EXERCISE GOAL: Write out the entire listing below exactly, with the pictures left out.

RECORD EXCERPTS:
──────

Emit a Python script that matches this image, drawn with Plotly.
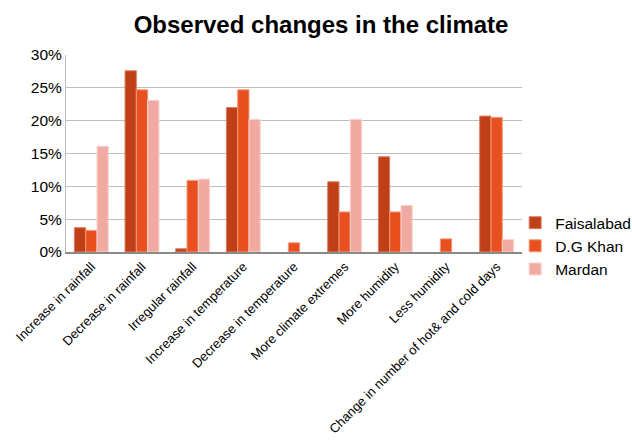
import plotly.graph_objects as go

categories = [
    "Increase in rainfall",
    "Decrease in rainfall",
    "Irregular rainfall",
    "Increase in temperature",
    "Decrease in temperature",
    "More climate extremes",
    "More humidity",
    "Less humidity",
    "Change in number of hot& and cold days",
]
# None = no respondents reported this change
faisalabad = [3.7, 27.6, 0.5, 22.0, None, 10.7, 14.5, None, 20.7]
dg_khan = [3.3, 24.7, 10.9, 24.7, 1.4, 6.1, 6.1, 2.0, 20.5]
mardan = [16.1, 23.1, 11.1, 20.2, None, 20.2, 7.1, None, 1.9]
y_ticks = [0, 5, 10, 15, 20, 25, 30]
y_tick_labels = ["0%", "5%", "10%", "15%", "20%", "25%", "30%"]

series = [
    ("Faisalabad", faisalabad, "#C13F16", "#D9826A"),
    ("D.G Khan", dg_khan, "#E8511F", "#F29A7C"),
    ("Mardan", mardan, "#F1AAA2", "#F8D5D0"),
]

fig = go.Figure()
for name, vals, color, edge in series:
    fig.add_trace(go.Bar(
        x=categories, y=vals, name=name,
        marker=dict(color=color, line=dict(color=edge, width=1)),
    ))

fig.update_layout(
    width=632, height=440,
    margin=dict(l=66, r=110, t=55, b=188, autoexpand=False),
    paper_bgcolor="white", plot_bgcolor="white",
    font=dict(family="Arial, Liberation Sans, sans-serif", color="#000000"),
    title=dict(text="<b>Observed changes in the climate</b>",
               x=0.508, xanchor="center", y=0.945, yanchor="middle",
               font=dict(size=24, color="#000000")),
    barmode="group", bargap=0.33, bargroupgap=0.0,
    legend=dict(x=0.985, xanchor="left", y=0.03, yanchor="middle",
                bgcolor="rgba(0,0,0,0)",
                font=dict(size=15.5), itemwidth=30),
    showlegend=True,
)
fig.update_xaxes(
    tickangle=-45, tickfont=dict(size=13), automargin=False,
    showline=True, linecolor="#898989", linewidth=2,
    ticks="", showgrid=False,
)
fig.update_yaxes(
    range=[0, 30], tickvals=y_ticks, ticktext=y_tick_labels, automargin=False,
    tickfont=dict(size=15.5), showgrid=True, gridcolor="#BEBEBE", gridwidth=1,
    showline=True, linecolor="#BEBEBE", linewidth=1, zeroline=False,
    ticks="",
)

fig.write_html("out.html")
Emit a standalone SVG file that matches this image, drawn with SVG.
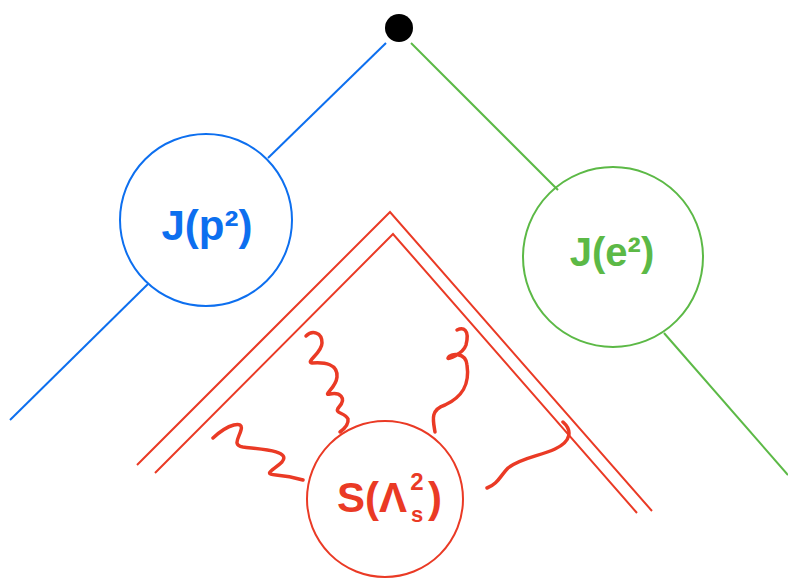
<svg xmlns="http://www.w3.org/2000/svg" width="788" height="582" viewBox="0 0 788 582">
<style>
.b{stroke:#0d6fef;fill:none;stroke-width:2}
.g{stroke:#5cb946;fill:none;stroke-width:2}
.r{stroke:#ea3a25;fill:none;stroke-width:2}
.w{stroke:#ea3a25;fill:none;stroke-width:3.5;stroke-linecap:round;stroke-linejoin:round}
.t{font-family:"Liberation Sans",Arial,sans-serif;font-weight:bold}
</style>
<rect width="788" height="582" fill="#fff"/>
<g id="connectors">
<line class="b" x1="386" y1="43" x2="268" y2="158"/>
<line class="b" x1="148" y1="284" x2="10" y2="420"/>
<line class="g" x1="411" y1="43" x2="558" y2="190"/>
<line class="g" x1="664" y1="333" x2="788" y2="475"/>
<polyline class="r" points="137,465 390,212 652,511"/>
<polyline class="r" points="155,473 393,234 637,513"/>
<path class="w" d="M213,438 C228,424 244,420 241,430 C239,438 232,445 243,447 C258,449 292,450 282,462 C274,470 262,474 276,475 C288,476 296,478 303,480"/>
<path class="w" d="M306,336 C312,330 322,332 322,343 C322,353 305,362 312,363 C325,362 338,364 337,377 C336,388 322,396 330,394 C340,392 347,398 339,407 C333,414 345,412 348,419 C349,425 344,429 340,432"/>
<path class="w" d="M457,330 C463,327 470,329 466,345 C463,354 447,360 448,358 C450,353 466,352 467,365 C470,385 462,397 445,405 C430,410 433,420 435,432"/>
<path class="w" d="M563,422 C572,430 572,441 555,449 C540,456 520,458 508,468 C500,476 498,484 487,488"/>
</g>
<g id="vertex">
<circle cx="399" cy="28" r="14" fill="#000"/>
</g>
<g id="jet-p">
<circle cx="206" cy="220" r="86" class="b"/>
<text x="207" y="240" class="t" font-size="42" fill="#0d6fef" text-anchor="middle">J(p²)</text>
</g>
<g id="jet-e">
<circle cx="613" cy="257" r="90" class="g"/>
<text x="612" y="266" class="t" font-size="40" fill="#5cb946" text-anchor="middle">J(e²)</text>
</g>
<g id="soft" fill="#ea3a25">
<circle cx="385" cy="499" r="78" class="r"/>
<text x="407" y="512" class="t" font-size="42" text-anchor="end">S(Λ</text>
<text x="417" y="522" class="t" font-size="22" text-anchor="middle">s</text>
<text x="417" y="490" class="t" font-size="24" text-anchor="middle">2</text>
<text x="428" y="512" class="t" font-size="42">)</text>
</g>
</svg>
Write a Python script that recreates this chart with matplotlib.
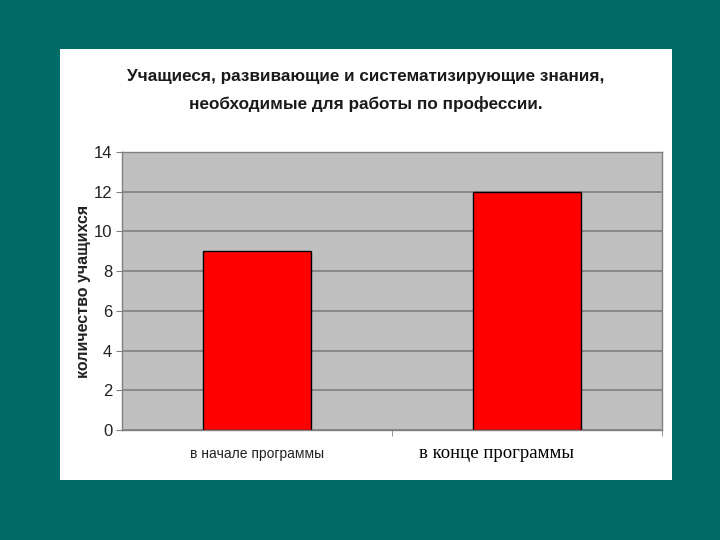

──────

THE RESULT:
Emit a Python script that matches this image, drawn with Plotly.
import plotly.graph_objects as go

categories = [
    "Increase in rainfall",
    "Decrease in rainfall",
    "Irregular rainfall",
    "Increase in temperature",
    "Decrease in temperature",
    "More climate extremes",
    "More humidity",
    "Less humidity",
    "Change in number of hot& and cold days",
]
# None = no respondents reported this change
faisalabad = [3.7, 27.6, 0.5, 22.0, None, 10.7, 14.5, None, 20.7]
dg_khan = [3.3, 24.7, 10.9, 24.7, 1.4, 6.1, 6.1, 2.0, 20.5]
mardan = [16.1, 23.1, 11.1, 20.2, None, 20.2, 7.1, None, 1.9]
y_ticks = [0, 5, 10, 15, 20, 25, 30]
y_tick_labels = ["0%", "5%", "10%", "15%", "20%", "25%", "30%"]

series = [
    ("Faisalabad", faisalabad, "#C13F16", "#D9826A"),
    ("D.G Khan", dg_khan, "#E8511F", "#F29A7C"),
    ("Mardan", mardan, "#F1AAA2", "#F8D5D0"),
]

fig = go.Figure()
for name, vals, color, edge in series:
    fig.add_trace(go.Bar(
        x=categories, y=vals, name=name,
        marker=dict(color=color, line=dict(color=edge, width=1)),
    ))

fig.update_layout(
    width=632, height=440,
    margin=dict(l=66, r=110, t=55, b=188, autoexpand=False),
    paper_bgcolor="white", plot_bgcolor="white",
    font=dict(family="Arial, Liberation Sans, sans-serif", color="#000000"),
    title=dict(text="<b>Observed changes in the climate</b>",
               x=0.508, xanchor="center", y=0.945, yanchor="middle",
               font=dict(size=24, color="#000000")),
    barmode="group", bargap=0.33, bargroupgap=0.0,
    legend=dict(x=0.985, xanchor="left", y=0.03, yanchor="middle",
                bgcolor="rgba(0,0,0,0)",
                font=dict(size=15.5), itemwidth=30),
    showlegend=True,
)
fig.update_xaxes(
    tickangle=-45, tickfont=dict(size=13), automargin=False,
    showline=True, linecolor="#898989", linewidth=2,
    ticks="", showgrid=False,
)
fig.update_yaxes(
    range=[0, 30], tickvals=y_ticks, ticktext=y_tick_labels, automargin=False,
    tickfont=dict(size=15.5), showgrid=True, gridcolor="#BEBEBE", gridwidth=1,
    showline=True, linecolor="#BEBEBE", linewidth=1, zeroline=False,
    ticks="",
)

fig.write_html("out.html")
Emit a standalone SVG file that matches this image, drawn with SVG.
<svg xmlns="http://www.w3.org/2000/svg" width="788" height="582" viewBox="0 0 788 582">
<style>
.b{stroke:#0d6fef;fill:none;stroke-width:2}
.g{stroke:#5cb946;fill:none;stroke-width:2}
.r{stroke:#ea3a25;fill:none;stroke-width:2}
.w{stroke:#ea3a25;fill:none;stroke-width:3.5;stroke-linecap:round;stroke-linejoin:round}
.t{font-family:"Liberation Sans",Arial,sans-serif;font-weight:bold}
</style>
<rect width="788" height="582" fill="#fff"/>
<g id="connectors">
<line class="b" x1="386" y1="43" x2="268" y2="158"/>
<line class="b" x1="148" y1="284" x2="10" y2="420"/>
<line class="g" x1="411" y1="43" x2="558" y2="190"/>
<line class="g" x1="664" y1="333" x2="788" y2="475"/>
<polyline class="r" points="137,465 390,212 652,511"/>
<polyline class="r" points="155,473 393,234 637,513"/>
<path class="w" d="M213,438 C228,424 244,420 241,430 C239,438 232,445 243,447 C258,449 292,450 282,462 C274,470 262,474 276,475 C288,476 296,478 303,480"/>
<path class="w" d="M306,336 C312,330 322,332 322,343 C322,353 305,362 312,363 C325,362 338,364 337,377 C336,388 322,396 330,394 C340,392 347,398 339,407 C333,414 345,412 348,419 C349,425 344,429 340,432"/>
<path class="w" d="M457,330 C463,327 470,329 466,345 C463,354 447,360 448,358 C450,353 466,352 467,365 C470,385 462,397 445,405 C430,410 433,420 435,432"/>
<path class="w" d="M563,422 C572,430 572,441 555,449 C540,456 520,458 508,468 C500,476 498,484 487,488"/>
</g>
<g id="vertex">
<circle cx="399" cy="28" r="14" fill="#000"/>
</g>
<g id="jet-p">
<circle cx="206" cy="220" r="86" class="b"/>
<text x="207" y="240" class="t" font-size="42" fill="#0d6fef" text-anchor="middle">J(p²)</text>
</g>
<g id="jet-e">
<circle cx="613" cy="257" r="90" class="g"/>
<text x="612" y="266" class="t" font-size="40" fill="#5cb946" text-anchor="middle">J(e²)</text>
</g>
<g id="soft" fill="#ea3a25">
<circle cx="385" cy="499" r="78" class="r"/>
<text x="407" y="512" class="t" font-size="42" text-anchor="end">S(Λ</text>
<text x="417" y="522" class="t" font-size="22" text-anchor="middle">s</text>
<text x="417" y="490" class="t" font-size="24" text-anchor="middle">2</text>
<text x="428" y="512" class="t" font-size="42">)</text>
</g>
</svg>
Write a Python script that recreates this chart with matplotlib.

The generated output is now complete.